- Supplied material
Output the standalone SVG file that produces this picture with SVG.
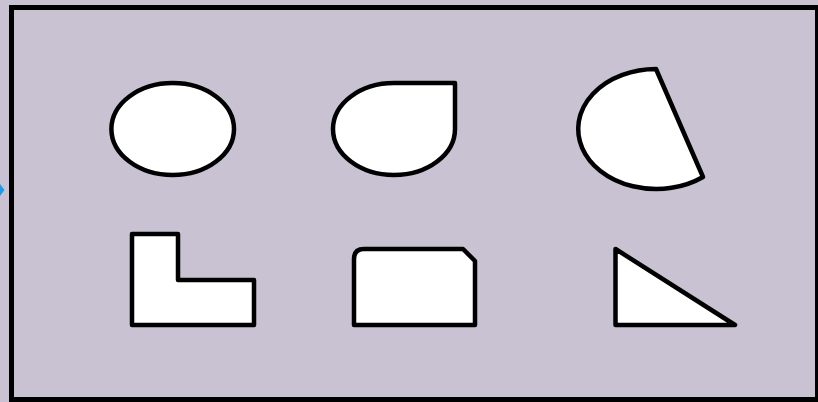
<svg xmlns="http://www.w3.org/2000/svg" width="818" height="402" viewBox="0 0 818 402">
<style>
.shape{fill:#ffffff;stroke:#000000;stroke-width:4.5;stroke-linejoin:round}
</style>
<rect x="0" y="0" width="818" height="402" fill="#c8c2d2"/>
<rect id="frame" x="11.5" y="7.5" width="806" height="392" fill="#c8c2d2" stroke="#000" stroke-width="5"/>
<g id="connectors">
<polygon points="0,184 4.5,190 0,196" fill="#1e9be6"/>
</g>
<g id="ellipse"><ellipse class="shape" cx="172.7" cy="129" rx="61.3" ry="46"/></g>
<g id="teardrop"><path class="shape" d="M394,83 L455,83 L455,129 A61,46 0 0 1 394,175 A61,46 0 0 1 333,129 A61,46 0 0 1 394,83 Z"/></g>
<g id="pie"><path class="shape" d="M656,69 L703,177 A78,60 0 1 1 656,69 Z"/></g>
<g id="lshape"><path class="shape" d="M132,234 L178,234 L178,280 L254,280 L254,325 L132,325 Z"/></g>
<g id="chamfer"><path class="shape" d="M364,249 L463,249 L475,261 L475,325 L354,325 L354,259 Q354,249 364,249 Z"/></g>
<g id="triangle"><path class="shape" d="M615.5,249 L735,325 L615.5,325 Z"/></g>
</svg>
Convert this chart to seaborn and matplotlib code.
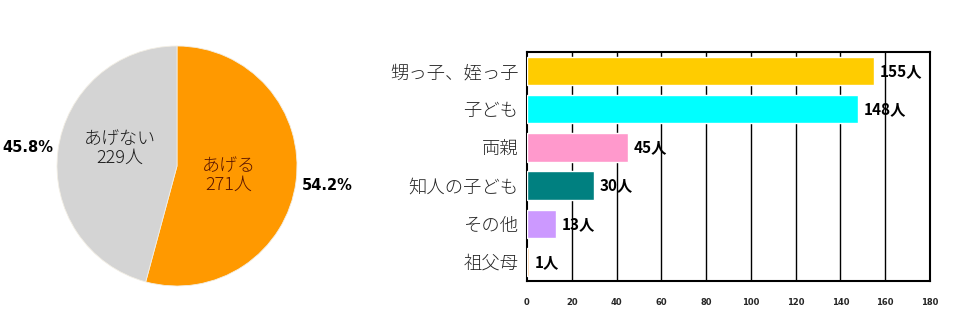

- Challenge
Leave out the pictures and repeat everything else in the records exactly.

- Exercise solution
Output the standalone SVG file that produces this picture with SVG.
<svg xmlns="http://www.w3.org/2000/svg" width="818" height="402" viewBox="0 0 818 402">
<style>
.shape{fill:#ffffff;stroke:#000000;stroke-width:4.5;stroke-linejoin:round}
</style>
<rect x="0" y="0" width="818" height="402" fill="#c8c2d2"/>
<rect id="frame" x="11.5" y="7.5" width="806" height="392" fill="#c8c2d2" stroke="#000" stroke-width="5"/>
<g id="connectors">
<polygon points="0,184 4.5,190 0,196" fill="#1e9be6"/>
</g>
<g id="ellipse"><ellipse class="shape" cx="172.7" cy="129" rx="61.3" ry="46"/></g>
<g id="teardrop"><path class="shape" d="M394,83 L455,83 L455,129 A61,46 0 0 1 394,175 A61,46 0 0 1 333,129 A61,46 0 0 1 394,83 Z"/></g>
<g id="pie"><path class="shape" d="M656,69 L703,177 A78,60 0 1 1 656,69 Z"/></g>
<g id="lshape"><path class="shape" d="M132,234 L178,234 L178,280 L254,280 L254,325 L132,325 Z"/></g>
<g id="chamfer"><path class="shape" d="M364,249 L463,249 L475,261 L475,325 L354,325 L354,259 Q354,249 364,249 Z"/></g>
<g id="triangle"><path class="shape" d="M615.5,249 L735,325 L615.5,325 Z"/></g>
</svg>
Convert this chart to seaborn and matplotlib code.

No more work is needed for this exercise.